Raw data:
⟨

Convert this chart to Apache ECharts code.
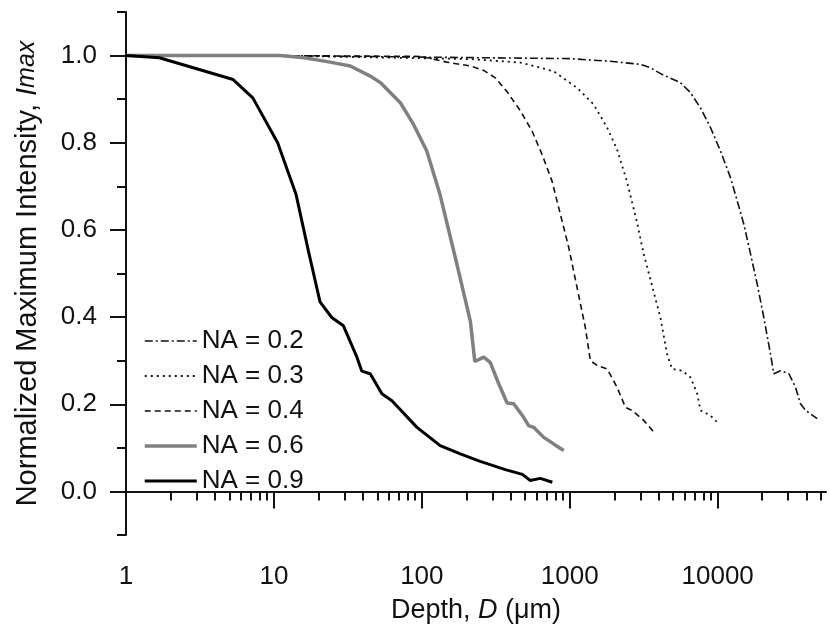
<!DOCTYPE html>
<html>
<head>
<meta charset="utf-8">
<script src="https://cdn.jsdelivr.net/npm/echarts@6/dist/echarts.min.js"></script>
<style>
html, body { margin: 0; padding: 0; background: #fff; }
#main { width: 829px; height: 629px; }
</style>
</head>
<body>
<div id="main"></div>
<script>
// depth (um), normalized max intensity
var na02 = [[10, 1.0], [1000, 0.993], [1870, 0.987], [3000, 0.980], [3510, 0.972], [4200, 0.957], [5600, 0.938], [6550, 0.915], [7650, 0.880], [8940, 0.835], [10450, 0.781], [12210, 0.720], [13550, 0.667], [15030, 0.613], [16680, 0.545], [18500, 0.476], [20520, 0.399], [22760, 0.315], [23970, 0.270], [26600, 0.277], [30300, 0.270], [33600, 0.239], [36300, 0.201], [39300, 0.186], [47100, 0.167]];
var na03 = [[10, 1.0], [213, 0.992], [464, 0.984], [778, 0.964], [1120, 0.926], [1450, 0.888], [1788, 0.835], [2089, 0.785], [2433, 0.712], [2834, 0.621], [3160, 0.545], [3550, 0.48], [4100, 0.399], [4550, 0.315], [4920, 0.281], [5750, 0.277], [6550, 0.262], [7270, 0.224], [7650, 0.186], [8940, 0.174], [10180, 0.155]];
var na04 = [[10, 1.0], [100, 0.998], [147, 0.985], [213, 0.976], [262, 0.966], [314, 0.949], [377, 0.917], [464, 0.873], [556, 0.827], [650, 0.773], [759, 0.712], [864, 0.636], [984, 0.560], [1120, 0.468], [1275, 0.376], [1378, 0.300], [1530, 0.289], [1788, 0.281], [2089, 0.239], [2378, 0.193], [2637, 0.186], [3160, 0.163], [3794, 0.132]];
var na06 = [[1, 1.0], [11, 1.0], [16, 0.995], [24, 0.985], [32.8, 0.976], [44.8, 0.953], [52.4, 0.938], [71.5, 0.892], [87.9, 0.842], [108, 0.781], [133, 0.68], [173, 0.52], [213, 0.39], [228, 0.298], [262, 0.308], [290, 0.296], [331, 0.247], [377, 0.203], [418, 0.201], [488, 0.170], [527, 0.151], [570, 0.147], [667, 0.124], [778, 0.109], [910, 0.094]];
var na09 = [[1, 1.0], [1.68, 0.995], [5.3, 0.945], [7.2, 0.903], [10.6, 0.80], [14.1, 0.682], [17.1, 0.552], [20.5, 0.435], [24.6, 0.399], [29.5, 0.380], [36.4, 0.308], [39.3, 0.276], [44.8, 0.270], [53.7, 0.224], [62.8, 0.208], [92.7, 0.147], [133, 0.105], [182, 0.086], [248, 0.069], [367, 0.050], [478, 0.039], [541, 0.025], [632, 0.030], [763, 0.021]];

var seriesNames = ['NA = 0.2', 'NA = 0.3', 'NA = 0.4', 'NA = 0.6', 'NA = 0.9'];
var xMajor = [1, 10, 100, 1000, 10000];
var xMinor = [2, 3, 4, 5, 6, 7, 8, 9, 20, 30, 40, 50, 60, 70, 80, 90, 200, 300, 400, 500, 600, 700, 800, 900, 2000, 3000, 4000, 5000, 6000, 7000, 8000, 9000, 20000, 30000, 40000, 50000];
var yMajor = [0, 0.2, 0.4, 0.6, 0.8, 1.0];
var yMinor = [-0.1, 0.1, 0.3, 0.5, 0.7, 0.9, 1.1];

var font = 'Liberation Sans, Arial, sans-serif';
var ink = '#111';

var styles = [
    { color: '#111', width: 1.6, type: [8, 3, 2, 3] },
    { color: '#111', width: 1.8, type: [2, 4] },
    { color: '#111', width: 1.6, type: [6, 4] },
    { color: '#808080', width: 3.5, type: 'solid' },
    { color: '#000', width: 3, type: 'solid' }
];

var myChart = echarts.init(document.getElementById('main'));

function lineSeries(name, data, style) {
    return {
        name: name,
        type: 'line',
        data: data,
        xAxisIndex: 0,
        yAxisIndex: 0,
        symbol: 'none',
        showSymbol: false,
        silent: true,
        lineStyle: style,
        itemStyle: { color: style.color },
        animation: false
    };
}

myChart.setOption({
    animation: false,
    backgroundColor: '#fff',
    grid: { left: 126, right: 3, top: 12, bottom: 94, containLabel: false },
    legend: {
        orient: 'vertical',
        left: 143,
        top: 328,
        padding: 0,
        itemWidth: 52,
        itemHeight: 14,
        itemGap: 9,
        itemStyle: { opacity: 0, borderWidth: 0 },
        data: seriesNames.map(function (n, i) {
            return { name: n, lineStyle: { width: styles[i].width, type: styles[i].type, color: styles[i].color } };
        }),
        textStyle: { fontFamily: font, fontSize: 26, color: ink, lineHeight: 26 }
    },
    xAxis: [{
        type: 'log',
        min: 1,
        max: 54000,
        position: 'bottom',
        name: '{n|Depth, }{i|D}{n| (μm)}',
        nameLocation: 'middle',
        nameGap: 62,
        nameTextStyle: {
            rich: {
                n: { fontFamily: font, fontSize: 27, color: ink },
                i: { fontFamily: font, fontSize: 27, color: ink, fontStyle: 'italic' }
            }
        },
        axisLine: { show: true, lineStyle: { color: ink, width: 2 } },
        axisTick: { show: true, inside: false, length: 17, lineStyle: { color: ink, width: 2 }, customValues: xMajor },
        axisLabel: { margin: 29, fontFamily: font, fontSize: 26, color: ink, customValues: xMajor, formatter: function (v) { return String(v); } },
        splitLine: { show: false },
        minorTick: { show: false }
    }, {
        type: 'log',
        min: 1,
        max: 54000,
        position: 'bottom',
        axisLine: { show: false },
        axisTick: { show: true, inside: false, length: 9, lineStyle: { color: ink, width: 2 }, customValues: xMinor },
        axisLabel: { show: false },
        splitLine: { show: false }
    }],
    yAxis: [{
        type: 'value',
        min: -0.1,
        max: 1.1,
        position: 'left',
        name: '{n|Normalized Maximum Intensity, }{i|I}{s|max}',
        nameLocation: 'middle',
        nameGap: 84,
        nameTextStyle: {
            rich: {
                n: { fontFamily: font, fontSize: 29, color: ink },
                i: { fontFamily: font, fontSize: 29, color: ink, fontStyle: 'italic' },
                s: { fontFamily: font, fontSize: 25, color: ink, fontStyle: 'italic' }
            }
        },
        axisLine: { show: true, lineStyle: { color: ink, width: 2 } },
        axisTick: { show: true, inside: false, length: 16, lineStyle: { color: ink, width: 2 }, customValues: yMajor },
        axisLabel: { margin: 29, fontFamily: font, fontSize: 26, color: ink, customValues: yMajor, formatter: function (v) { return v.toFixed(1); } },
        splitLine: { show: false }
    }, {
        type: 'value',
        min: -0.1,
        max: 1.1,
        position: 'left',
        axisLine: { show: false },
        axisTick: { show: true, inside: false, length: 9, lineStyle: { color: ink, width: 2 }, customValues: yMinor },
        axisLabel: { show: false },
        splitLine: { show: false }
    }],
    series: seriesNames.map(function (n, i) {
        return lineSeries(n, [na02, na03, na04, na06, na09][i], styles[i]);
    })
});
</script>
</body>
</html>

⟩

What is needed: Quote the data above in full and without alteration; skip the pictures.

Solution below:
Convert this chart to Apache ECharts code.
<!DOCTYPE html>
<html>
<head>
<meta charset="utf-8">
<script src="https://cdn.jsdelivr.net/npm/echarts@6/dist/echarts.min.js"></script>
<style>
html, body { margin: 0; padding: 0; background: #fff; }
#main { width: 829px; height: 629px; }
</style>
</head>
<body>
<div id="main"></div>
<script>
// depth (um), normalized max intensity
var na02 = [[10, 1.0], [1000, 0.993], [1870, 0.987], [3000, 0.980], [3510, 0.972], [4200, 0.957], [5600, 0.938], [6550, 0.915], [7650, 0.880], [8940, 0.835], [10450, 0.781], [12210, 0.720], [13550, 0.667], [15030, 0.613], [16680, 0.545], [18500, 0.476], [20520, 0.399], [22760, 0.315], [23970, 0.270], [26600, 0.277], [30300, 0.270], [33600, 0.239], [36300, 0.201], [39300, 0.186], [47100, 0.167]];
var na03 = [[10, 1.0], [213, 0.992], [464, 0.984], [778, 0.964], [1120, 0.926], [1450, 0.888], [1788, 0.835], [2089, 0.785], [2433, 0.712], [2834, 0.621], [3160, 0.545], [3550, 0.48], [4100, 0.399], [4550, 0.315], [4920, 0.281], [5750, 0.277], [6550, 0.262], [7270, 0.224], [7650, 0.186], [8940, 0.174], [10180, 0.155]];
var na04 = [[10, 1.0], [100, 0.998], [147, 0.985], [213, 0.976], [262, 0.966], [314, 0.949], [377, 0.917], [464, 0.873], [556, 0.827], [650, 0.773], [759, 0.712], [864, 0.636], [984, 0.560], [1120, 0.468], [1275, 0.376], [1378, 0.300], [1530, 0.289], [1788, 0.281], [2089, 0.239], [2378, 0.193], [2637, 0.186], [3160, 0.163], [3794, 0.132]];
var na06 = [[1, 1.0], [11, 1.0], [16, 0.995], [24, 0.985], [32.8, 0.976], [44.8, 0.953], [52.4, 0.938], [71.5, 0.892], [87.9, 0.842], [108, 0.781], [133, 0.68], [173, 0.52], [213, 0.39], [228, 0.298], [262, 0.308], [290, 0.296], [331, 0.247], [377, 0.203], [418, 0.201], [488, 0.170], [527, 0.151], [570, 0.147], [667, 0.124], [778, 0.109], [910, 0.094]];
var na09 = [[1, 1.0], [1.68, 0.995], [5.3, 0.945], [7.2, 0.903], [10.6, 0.80], [14.1, 0.682], [17.1, 0.552], [20.5, 0.435], [24.6, 0.399], [29.5, 0.380], [36.4, 0.308], [39.3, 0.276], [44.8, 0.270], [53.7, 0.224], [62.8, 0.208], [92.7, 0.147], [133, 0.105], [182, 0.086], [248, 0.069], [367, 0.050], [478, 0.039], [541, 0.025], [632, 0.030], [763, 0.021]];

var seriesNames = ['NA = 0.2', 'NA = 0.3', 'NA = 0.4', 'NA = 0.6', 'NA = 0.9'];
var xMajor = [1, 10, 100, 1000, 10000];
var xMinor = [2, 3, 4, 5, 6, 7, 8, 9, 20, 30, 40, 50, 60, 70, 80, 90, 200, 300, 400, 500, 600, 700, 800, 900, 2000, 3000, 4000, 5000, 6000, 7000, 8000, 9000, 20000, 30000, 40000, 50000];
var yMajor = [0, 0.2, 0.4, 0.6, 0.8, 1.0];
var yMinor = [-0.1, 0.1, 0.3, 0.5, 0.7, 0.9, 1.1];

var font = 'Liberation Sans, Arial, sans-serif';
var ink = '#111';

var styles = [
    { color: '#111', width: 1.6, type: [8, 3, 2, 3] },
    { color: '#111', width: 1.8, type: [2, 4] },
    { color: '#111', width: 1.6, type: [6, 4] },
    { color: '#808080', width: 3.5, type: 'solid' },
    { color: '#000', width: 3, type: 'solid' }
];

var myChart = echarts.init(document.getElementById('main'));

function lineSeries(name, data, style) {
    return {
        name: name,
        type: 'line',
        data: data,
        xAxisIndex: 0,
        yAxisIndex: 0,
        symbol: 'none',
        showSymbol: false,
        silent: true,
        lineStyle: style,
        itemStyle: { color: style.color },
        animation: false
    };
}

myChart.setOption({
    animation: false,
    backgroundColor: '#fff',
    grid: { left: 126, right: 3, top: 12, bottom: 94, containLabel: false },
    legend: {
        orient: 'vertical',
        left: 143,
        top: 328,
        padding: 0,
        itemWidth: 52,
        itemHeight: 14,
        itemGap: 9,
        itemStyle: { opacity: 0, borderWidth: 0 },
        data: seriesNames.map(function (n, i) {
            return { name: n, lineStyle: { width: styles[i].width, type: styles[i].type, color: styles[i].color } };
        }),
        textStyle: { fontFamily: font, fontSize: 26, color: ink, lineHeight: 26 }
    },
    xAxis: [{
        type: 'log',
        min: 1,
        max: 54000,
        position: 'bottom',
        name: '{n|Depth, }{i|D}{n| (μm)}',
        nameLocation: 'middle',
        nameGap: 62,
        nameTextStyle: {
            rich: {
                n: { fontFamily: font, fontSize: 27, color: ink },
                i: { fontFamily: font, fontSize: 27, color: ink, fontStyle: 'italic' }
            }
        },
        axisLine: { show: true, lineStyle: { color: ink, width: 2 } },
        axisTick: { show: true, inside: false, length: 17, lineStyle: { color: ink, width: 2 }, customValues: xMajor },
        axisLabel: { margin: 29, fontFamily: font, fontSize: 26, color: ink, customValues: xMajor, formatter: function (v) { return String(v); } },
        splitLine: { show: false },
        minorTick: { show: false }
    }, {
        type: 'log',
        min: 1,
        max: 54000,
        position: 'bottom',
        axisLine: { show: false },
        axisTick: { show: true, inside: false, length: 9, lineStyle: { color: ink, width: 2 }, customValues: xMinor },
        axisLabel: { show: false },
        splitLine: { show: false }
    }],
    yAxis: [{
        type: 'value',
        min: -0.1,
        max: 1.1,
        position: 'left',
        name: '{n|Normalized Maximum Intensity, }{i|I}{s|max}',
        nameLocation: 'middle',
        nameGap: 84,
        nameTextStyle: {
            rich: {
                n: { fontFamily: font, fontSize: 29, color: ink },
                i: { fontFamily: font, fontSize: 29, color: ink, fontStyle: 'italic' },
                s: { fontFamily: font, fontSize: 25, color: ink, fontStyle: 'italic' }
            }
        },
        axisLine: { show: true, lineStyle: { color: ink, width: 2 } },
        axisTick: { show: true, inside: false, length: 16, lineStyle: { color: ink, width: 2 }, customValues: yMajor },
        axisLabel: { margin: 29, fontFamily: font, fontSize: 26, color: ink, customValues: yMajor, formatter: function (v) { return v.toFixed(1); } },
        splitLine: { show: false }
    }, {
        type: 'value',
        min: -0.1,
        max: 1.1,
        position: 'left',
        axisLine: { show: false },
        axisTick: { show: true, inside: false, length: 9, lineStyle: { color: ink, width: 2 }, customValues: yMinor },
        axisLabel: { show: false },
        splitLine: { show: false }
    }],
    series: seriesNames.map(function (n, i) {
        return lineSeries(n, [na02, na03, na04, na06, na09][i], styles[i]);
    })
});
</script>
</body>
</html>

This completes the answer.